At the very end, you see Otilia sitting late at night in a restaurant, as shown in one of the film's astonishing wide-screen, deep-focus compositions; and as the shot is held and held, you slowly realize that reflections of car headlights are passing across the image. Posed at a window, Otilia is separated from you by a pane of glass -- which I suppose links this scene with the film's opening shot, in which fish are shown swimming inside a little aquarium. Granted, Otilia breaks the symmetry of these first and last images when she finally glances through the glass, toward you; but despite this knowing gesture, she remains a creature on display.

You might think of this, too, as a paradox, since this specimen character, though exposed to the world's curiosity, has spent the entire film in clandestine activity.

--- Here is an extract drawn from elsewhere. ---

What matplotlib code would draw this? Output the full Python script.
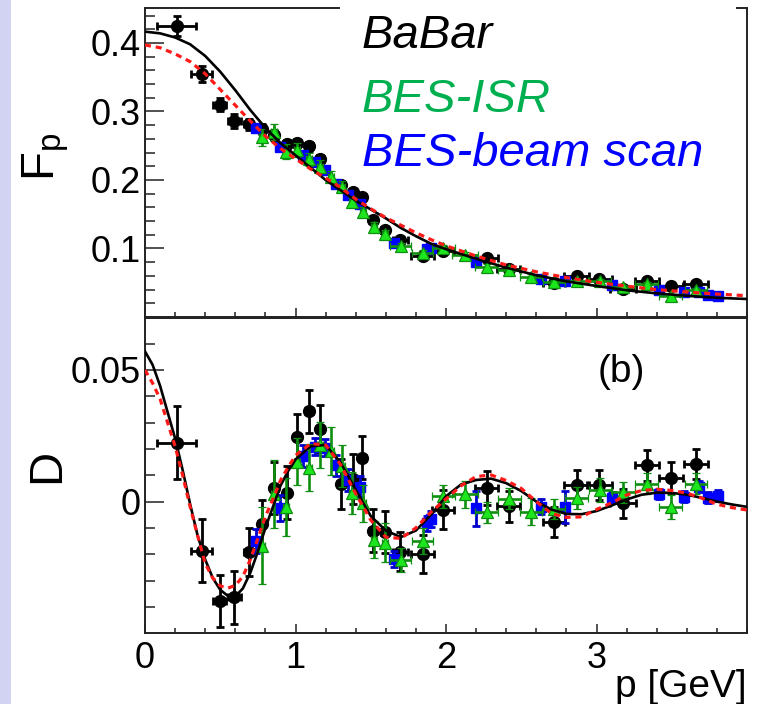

For late Communist Romania, though, this is no contradiction. In principle there are no secrets, since any lecture-hall monitor or hotel clerk is entitled to know Otilia's business; and in practice there are no secrets, since the whole country runs on illicit exchange, which is hidden in plain view.

Mungiu defines Romanian commerce early in the film, lightly if not with levity, when Otilia goes to buy a few toiletries for the chronically dependent Gabita (Laura Vasiliu) to prepare for her abortion. A decent bar of soap can be acquired in their dorm from a student who also deals in Tic Tacs and pirated videotapes. But decent cigarettes can't be found -- even when Otilia tries another dorm room, where the black-market shoppers are shown in a wide band that stretches across the screen, as in one of Tina Barney's big domestic photographs. As you look at this array of people involved in their separate transactions, you see not so much corruption as a normal, daily imposture. Everyone relies on this supposedly nonexistent traffic. Even the judicial desk clerk manages not to notice the fellow who stands a few yards away in her lobby, selling packs of Kents from his overcoat.